Retrofitting Zr-Oxo Nodes of UiO-66 by Ru Single Atoms to Boost Methane Hydroxylation with Nearly Total Selectivity

Direct selective oxidation of methane (DSOM) to high value-added oxygenates under mild conditions is attracting considerable interest. Although state-of-the-art supported metal catalysts can improve methane conversion, it is still challenging to avoid the deep oxidation of oxygenates. Here, we develop a highly efficient metal-organic frameworks (MOFs)-supported single-atom Ru catalyst (Ru1/UiO-66) for the DSOM reaction using H2O2 as an oxidant. It endows nearly 100% selectivity and an excellent turnover frequency of 185.4 h-1 for the production of oxygenates. The yield of oxygenates is an order of magnitude higher than that on UiO-66 alone and several times higher than that on supported Ru nanoparticles or other conventional Ru1 catalysts, which show severe CO2 formation.
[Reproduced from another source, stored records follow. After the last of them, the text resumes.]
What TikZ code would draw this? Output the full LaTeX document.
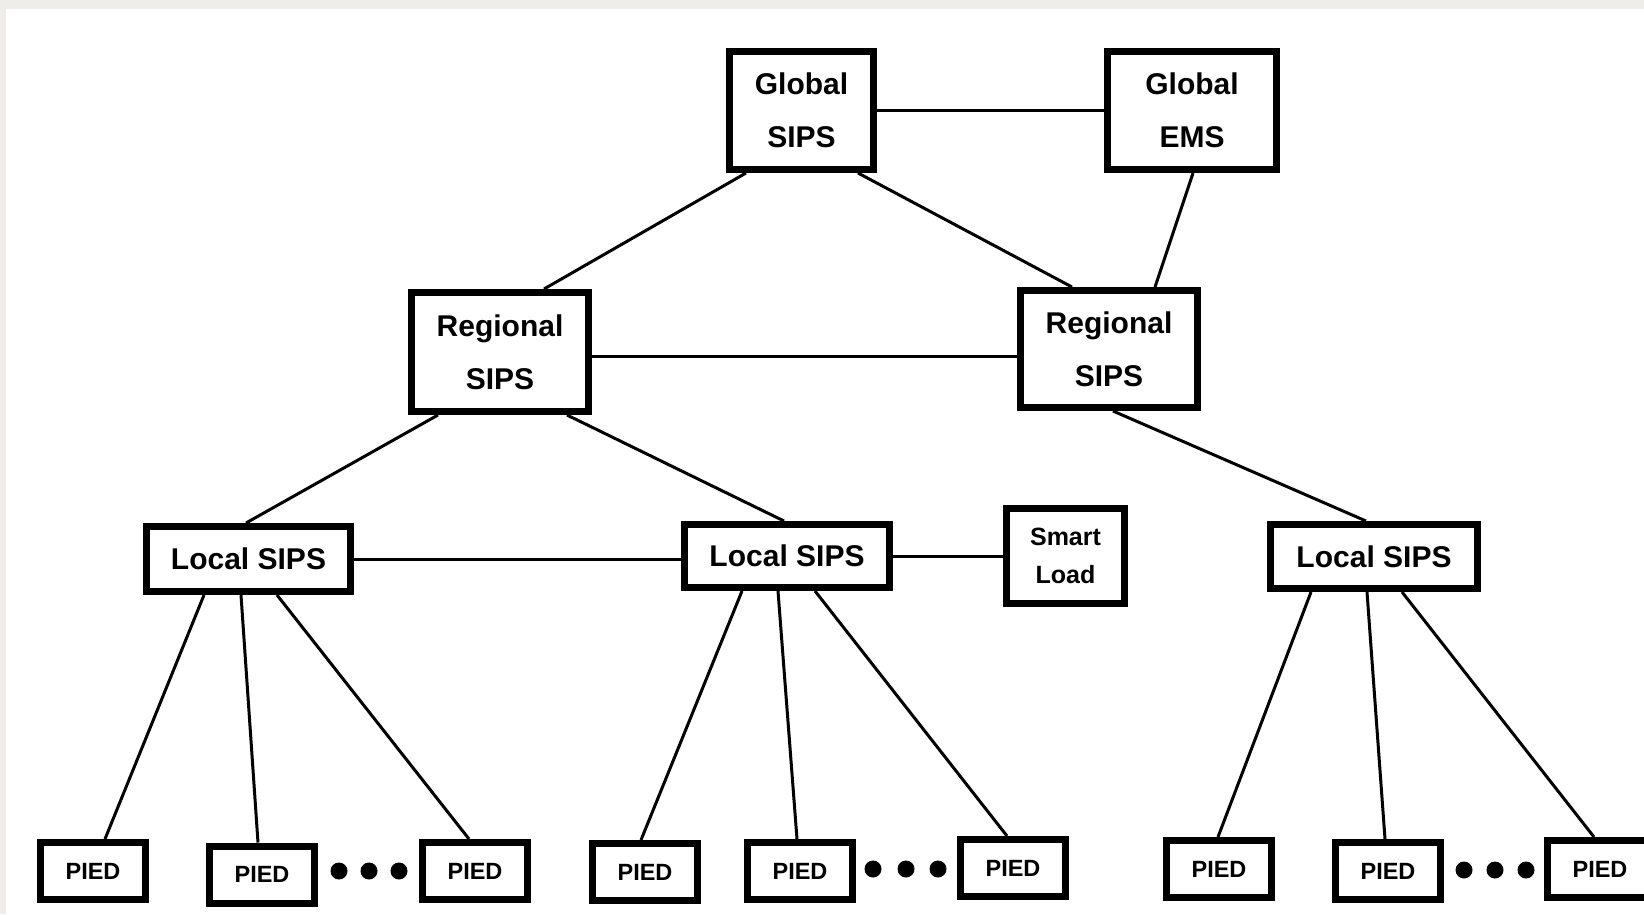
\documentclass[tikz,border=0pt]{standalone}
\usepackage{fontspec}
\setmainfont{Liberation Sans}
\definecolor{framegray}{RGB}{238,237,233}
\begin{document}
\begin{tikzpicture}[x=1pt,y=-1pt,
  box/.style={draw=black, line width=7pt, fill=white, inner sep=0pt,
    align=center, font=\bfseries\fontsize{30}{53}\selectfont},
  piedbox/.style={box, minimum width=105pt, minimum height=57pt,
    font=\bfseries\fontsize{23.5}{28}\selectfont},
  link/.style={line width=3pt},
  dot/.style={circle, fill=black, inner sep=0pt, minimum size=17pt}]
\useasboundingbox (0,0) rectangle (1644,914);
\fill[framegray] (0,0) rectangle (1644,914);
\fill[white] (6,9) rectangle (1644,914);
\clip (0,0) rectangle (1644,914);

% top level
\node[box, minimum width=144pt, minimum height=118pt] (gsips) at (801.5,110.5) {Global\\SIPS};
\node[box, minimum width=169pt, minimum height=118pt] (gems) at (1192,110.5) {Global\\EMS};

% regional level
\node[box, minimum width=177pt, minimum height=119pt] (regL) at (500,352) {Regional\\SIPS};
\node[box, minimum width=177pt, minimum height=117pt] (regR) at (1109,349) {Regional\\SIPS};

% local level
\node[box, minimum width=204pt, minimum height=65pt] (loc1) at (248.5,559) {Local SIPS};
\node[box, minimum width=205pt, minimum height=63pt] (loc2) at (787,556) {Local SIPS};
\node[box, minimum width=118pt, minimum height=95pt, font=\bfseries\fontsize{25}{38}\selectfont] (smart) at (1065.5,556) {Smart\\Load};
\node[box, minimum width=207pt, minimum height=64pt] (loc3) at (1374,556.5) {Local SIPS};

% field devices
\node[piedbox] (p1) at (93,871) {PIED};
\node[piedbox] (p2) at (262,874.5) {PIED};
\node[piedbox] (p3) at (475,871) {PIED};
\node[piedbox] (p4) at (645,872) {PIED};
\node[piedbox] (p5) at (800,871) {PIED};
\node[piedbox] (p6) at (1013,868) {PIED};
\node[piedbox] (p7) at (1219,869) {PIED};
\node[piedbox] (p8) at (1388,871) {PIED};
\node[piedbox] (p9) at (1600,869) {PIED};

% ellipsis dots
\node[dot] (d1) at (339,871) {};
\node[dot] (d2) at (369,871) {};
\node[dot] (d3) at (399,871) {};
\node[dot] (d4) at (873,869) {};
\node[dot] (d5) at (906,869) {};
\node[dot] (d6) at (938,869) {};
\node[dot] (d7) at (1464,870) {};
\node[dot] (d8) at (1495,870) {};
\node[dot] (d9) at (1526,870) {};

% links
\draw[link] (gsips.east) -- (gsips.east -| gems.west);
\draw[link] ([xshift=-55.5pt]gsips.south) -- ([xshift=44pt]regL.north);
\draw[link] ([xshift=56.5pt]gsips.south) -- ([xshift=-37pt]regR.north);
\draw[link] ([xshift=1pt]gems.south) -- ([xshift=46pt]regR.north);
\draw[link] ([yshift=-4pt]regL.east) -- ([yshift=-4pt]regL.east -| regR.west);

\draw[link] ([xshift=-62pt]regL.south) -- ([xshift=-2.5pt]loc1.north);
\draw[link] ([xshift=67pt]regL.south) -- ([xshift=-3pt]loc2.north);
\draw[link] ([xshift=4pt]regR.south) -- ([xshift=-8pt]loc3.north);

\draw[link] (loc1.east) -- (loc1.east -| loc2.west);
\draw[link] (loc2.east) -- (loc2.east -| smart.west);

\draw[link] ([xshift=-44.5pt]loc1.south) -- ([xshift=12pt]p1.north);
\draw[link] ([xshift=-7.5pt]loc1.south) -- ([xshift=-4pt]p2.north);
\draw[link] ([xshift=28.5pt]loc1.south) -- ([xshift=-6pt]p3.north);

\draw[link] ([xshift=-45pt]loc2.south) -- ([xshift=-4pt]p4.north);
\draw[link] ([xshift=-9pt]loc2.south) -- ([xshift=-3pt]p5.north);
\draw[link] ([xshift=28pt]loc2.south) -- ([xshift=-6pt]p6.north);

\draw[link] ([xshift=-63pt]loc3.south) -- ([xshift=-1pt]p7.north);
\draw[link] ([xshift=-7pt]loc3.south) -- ([xshift=-3pt]p8.north);
\draw[link] ([xshift=28pt]loc3.south) -- ([xshift=-6pt]p9.north);
\end{tikzpicture}
\end{document}
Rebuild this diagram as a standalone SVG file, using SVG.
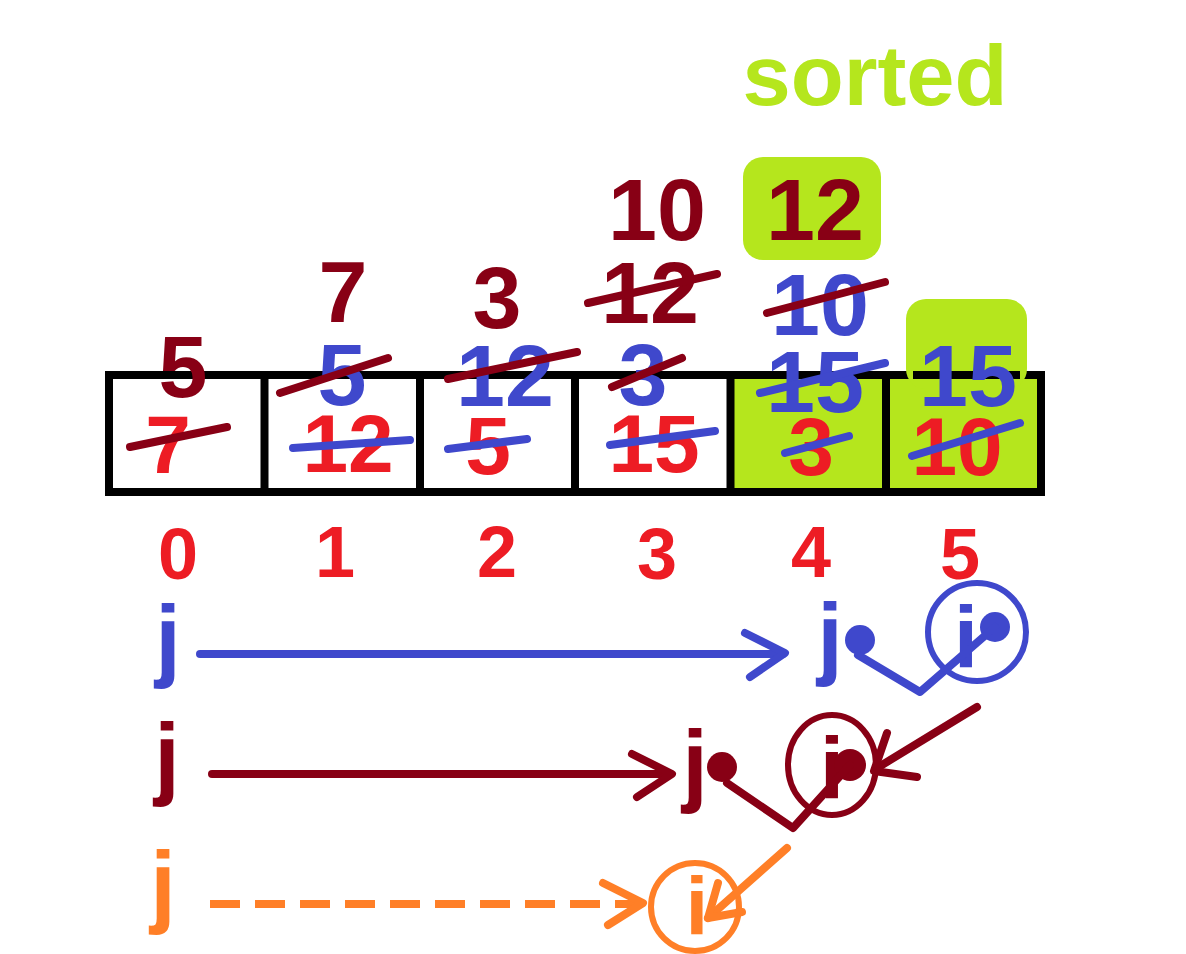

Detailed characterizations and density functional theory calculations reveal a synergistic effect between the electron-deficient Ru1 site and the electron-rich Zr-oxo nodes of UiO-66 on Ru1/UiO-66. The Ru1 site is responsible for the activation of CH4 via the resulting Ru1═O* species, while the Zr-oxo nodes undertake the formation of oxygenic radical species to produce oxygenates. In particular, the Zr-oxo nodes retrofitted by Ru1 can prune the excess H2O2 to inactive O2 more than •OH species, helping to suppress the over-oxidation of oxygenates.